À propos d’Elise Bernard : Docteur en droit public, enseignante à Sciences-Po Aix et à l'ESSEC, décrypte chaque lundi sur euradio les traductions concrètes, dans notre actualité et notre quotidien, de ce grand principe fondamental européen qu’est l’État de droit. Ses analyses sont publiées sur la page Europe Info Hebdo.
L’Etat de droit c’est cette évidence qu’on ne voyait plus jusqu’à ce que Viktor Orban la remette au centre du débat et aujourd’hui, à l’heure d’élargir l’Union européenne il y a encore des oppositions sur sa place prioritaire ou non!
Pour faire un petit bilan, j’ai l’impression que quand l’élargissement n’est pas à l’ordre du jour, - voire rejeté - l’Etat de droit n’est pas un sujet. Il a recommencé à en devenir un quand certains dirigeants ont exprimé leur vision divergente de l’Etat de droit.
C’est ce qui a provoqué les sanctions financières prononcées par la Cour de justice de l’UE et les invocations de l’Art. 7 TUE.
Tout à fait.

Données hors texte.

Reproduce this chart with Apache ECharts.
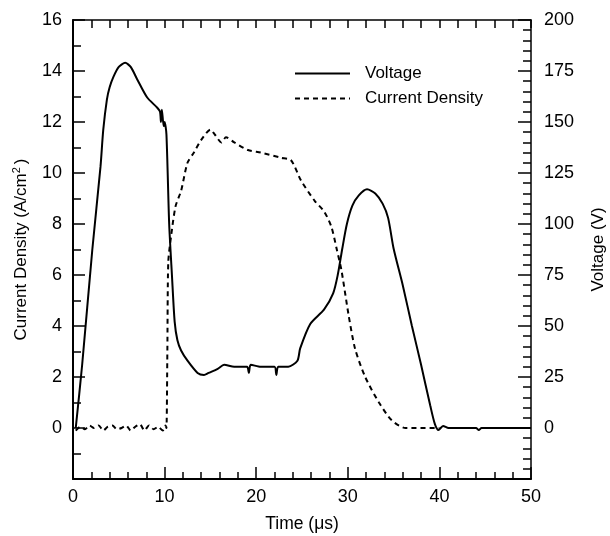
<!DOCTYPE html>
<html>
<head>
<meta charset="utf-8">
<script src="https://cdn.jsdelivr.net/npm/echarts@6/dist/echarts.min.js"></script>
<style>html,body{margin:0;padding:0;background:#fff;}#c{width:610px;height:536px;}</style>
</head>
<body>
<div id="c"></div>
<script>
// Voltage (V) vs time (µs)
var voltageT = [0.3, 1.0, 2.1, 3.0, 3.3, 3.7, 4.0, 4.4, 5.0, 5.7, 6.3, 7.0, 8.1, 9.2, 9.5, 9.6, 9.7, 9.9, 10.0, 10.2, 10.5, 10.8, 11.1, 11.4, 11.8, 12.5, 13.6, 14.3, 14.8, 15.8, 16.5, 17.6, 19.0, 19.2, 19.4, 20.5, 22.0, 22.2, 22.4, 23.5, 24.5, 24.8, 25.9, 27.4, 28.4, 28.9, 29.4, 29.9, 30.5, 31.2, 32.1, 33.0, 33.8, 34.4, 35.0, 36.0, 37.0, 38.0, 39.0, 39.5, 39.9, 40.4, 41.0, 44.0, 44.3, 44.6, 46.5, 50.0];
var voltageV = [0, 31, 87, 128, 146, 161, 167, 172, 177, 179, 177, 171, 162, 157, 155, 150, 156, 148, 150, 144, 100, 75, 52, 43, 38, 33, 27, 26, 27, 29, 31, 30, 30, 27, 31, 30, 30, 26, 30, 30, 33, 39, 51, 58, 66, 75, 88, 100, 109, 114, 117, 115, 110, 103, 88, 70, 50, 31, 11, 2, -1, 1, 0, 0, -1, 0, 0, 0];
// Current density (A/cm^2) vs time (µs)
var currentT = [0.3, 0.8, 1.3, 1.8, 2.3, 2.8, 3.3, 3.8, 4.3, 4.8, 5.3, 5.8, 6.3, 6.8, 7.3, 7.8, 8.3, 8.8, 9.3, 9.8, 10.1, 10.2, 10.3, 10.4, 10.7, 11.2, 11.8, 12.5, 13.2, 14.0, 15.0, 15.5, 16.2, 16.7, 17.6, 19.1, 20.5, 22.7, 23.8, 24.9, 26.4, 27.4, 28.2, 28.8, 29.3, 30.1, 30.8, 31.9, 33.4, 34.8, 36.3, 40.0];
var currentJ = [-0.1, 0.05, -0.05, 0.1, 0, 0.1, -0.1, 0.05, 0.1, -0.05, 0, 0.1, -0.1, 0.05, 0.15, -0.1, 0.1, -0.05, 0.05, -0.1, 0.1, 0, 3.0, 6.5, 7.5, 8.7, 9.3, 10.4, 10.8, 11.3, 11.7, 11.5, 11.2, 11.4, 11.2, 10.9, 10.8, 10.6, 10.5, 9.7, 8.9, 8.5, 7.9, 7.0, 6.2, 4.4, 3.1, 2.0, 1.0, 0.3, 0, 0];
var xTicks = {min: 0, max: 50, step: 10};
var leftTicks = {min: -2, max: 16, step: 2};
var rightTicks = {min: -25, max: 200, step: 25};

function pairs(a, b) { return a.map(function (v, i) { return [v, b[i]]; }); }

var FONT = "'Liberation Sans', Arial, Helvetica, sans-serif";
var chart = echarts.init(document.getElementById('c'), null, {renderer: 'canvas'});
chart.setOption({
  animation: false,
  backgroundColor: '#fff',
  textStyle: {fontFamily: FONT, color: '#000'},
  grid: {left: 73, right: 79, top: 20, bottom: 57, containLabel: false, outerBoundsMode: 'none'},
  legend: {
    data: ['Voltage', 'Current Density'],
    orient: 'vertical',
    left: 289, top: 60,
    itemWidth: 55, itemHeight: 14, itemGap: 8,
    itemStyle: {opacity: 0},
    textStyle: {fontSize: 17, color: '#000', fontFamily: FONT, padding: [0, 0, 0, 10]}
  },
  xAxis: [{
    type: 'value', position: 'bottom',
    min: xTicks.min, max: xTicks.max, interval: xTicks.step,
    axisLine: {onZero: false, lineStyle: {color: '#000', width: 2}},
    axisTick: {inside: true, length: 12, lineStyle: {color: '#000', width: 1.5}},
    minorTick: {show: true, splitNumber: 5, length: 7, lineStyle: {color: '#000', width: 1.5}},
    splitLine: {show: false},
    axisLabel: {fontSize: 18, color: '#000', margin: 9, fontFamily: FONT},
    name: 'Time (μs)', nameLocation: 'middle', nameGap: 36,
    nameTextStyle: {fontSize: 17.5, color: '#000', fontFamily: FONT}
  }, {
    type: 'value', position: 'top',
    min: xTicks.min, max: xTicks.max, interval: 2,
    axisLine: {onZero: false, lineStyle: {color: '#000', width: 1.5}},
    axisTick: {inside: true, length: 8, lineStyle: {color: '#000', width: 1.5}},
    axisLabel: {show: false},
    splitLine: {show: false}
  }],
  yAxis: [{
    type: 'value', position: 'left',
    min: leftTicks.min, max: leftTicks.max, interval: leftTicks.step,
    axisLine: {show: true, onZero: false, lineStyle: {color: '#000', width: 2}},
    axisTick: {show: true, inside: true, length: 12, lineStyle: {color: '#000', width: 1.5}},
    minorTick: {show: true, splitNumber: 2, length: 8, lineStyle: {color: '#000', width: 1.5}},
    splitLine: {show: false},
    axisLabel: {fontSize: 18, color: '#000', margin: 11, fontFamily: FONT,
      formatter: function (v) { return v < 0 ? '' : String(v); }},
    name: 'Current Density (A/cm{sup|2})', nameLocation: 'middle', nameGap: 42,
    nameTextStyle: {fontSize: 17, color: '#000', fontFamily: FONT,
      rich: {sup: {fontSize: 11, fontFamily: FONT, color: '#000', padding: [0, 3, 9, 0]}}}
  }, {
    type: 'value', position: 'right',
    min: rightTicks.min, max: rightTicks.max, interval: rightTicks.step,
    axisLine: {show: true, onZero: false, lineStyle: {color: '#000', width: 1.5}},
    axisTick: {show: true, inside: true, length: 13, lineStyle: {color: '#000', width: 1.5}},
    minorTick: {show: true, splitNumber: 5, length: 8, lineStyle: {color: '#000', width: 1.5}},
    splitLine: {show: false},
    axisLabel: {fontSize: 18, color: '#000', margin: 13, fontFamily: FONT,
      formatter: function (v) { return v < 0 ? '' : String(v); }},
    name: 'Voltage (V)', nameLocation: 'middle', nameGap: 59,
    nameTextStyle: {fontSize: 17, color: '#000', fontFamily: FONT}
  }],
  series: [{
    name: 'Voltage', type: 'line', xAxisIndex: 0, yAxisIndex: 1,
    symbol: 'none', smooth: 0.25, color: '#000',
    lineStyle: {color: '#000', width: 2},
    data: pairs(voltageT, voltageV)
  }, {
    name: 'Current Density', type: 'line', xAxisIndex: 0, yAxisIndex: 0,
    symbol: 'none', smooth: 0.25, color: '#000',
    lineStyle: {color: '#000', width: 2, type: [5, 4]},
    data: pairs(currentT, currentJ)
  }]
});
</script>
</body>
</html>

Et là aujourd’hui, avec l’accélération des pression – on l’a vu tout au long de l’année - il ne s’agit plus de se demander si l’élargissement de l’UE aura lieu, ni quand il aura lieu, mais comment. Tout le monde est d’accord avec ça maintenant : les équilibres actuels de l’UE ne peuvent pas en sortir inchangés.
Oui mais les conditions et le contexte actuels sont très particuliers ! Ce n’est pas la promotion de l’Etat de droit qui motive tout ça.
Disons que c’est trop tôt pour le dire. Voyez en 2004, l'optimisme observé lors de l'élargissement de contraste avec la dynamique actuelle. Beaucoup ont espéré plus d’Etat de droit dans leurs nouvellement membres de l’Union. Mais chez les anciens membres, pour qui l’Etat de droit n’était pas un sujet, aucun intérêt de le voir éventuellement garanti ailleurs.
Ce qui intéressait les gens à l’époque c’était plutôt le dumping social! Le chômage.
C’est vrai. Donc, que les polonais soient plus démocratiques n’emportait aucune conséquence. Celle de savoir que les entreprises pouvaient embaucher des plombiers à bas prix, ça ça a servi à la montée des mouvements populistes au sein de l'UE.
Que les hongrois adoptent une position discutable en matière de démocratie n’emporte a priori pas de conséquence sur la vie des citoyens.
A priori. Sauf si la Russie décide de revoir le tracé de ses frontières et que ces Etats membres peu regardants sur l’exigence de l’Etat de droit n’y voient pas d’inconvénient.
D’où la médiatisation du fameux veto au Conseil du 15 décembre.
Voilà. On peut débattre du fait que l'UE doit développer sa puissance de défense, envisager la dissuasion collective et protéger ses frontières. On peut diverger sur les modalités. Mais là, aujourd’hui, il faut penser au repli américain envers l’Ukraine et offrir des garanties de sécurité pour les pays candidats non membres de l'OTAN, comme l'Ukraine, la Moldavie ou la Géorgie – pour garantir le maintien de la paix.
On ne peut pas influencer l’orientation des régimes donc tout ce qu’il reste c’est le processus de décision à l’unanimité à revoir!
C’est pour cela que l’on parle de suppression du droit de veto, d’accélération du processus d'adhésion, ou de la conditionnalité stricte dans le versement des fonds européens.
Finalement, c’est pour voir gagner un Etat de droit exigeant sur le continent!
C’est une idée qui commence à faire son chemin je pense.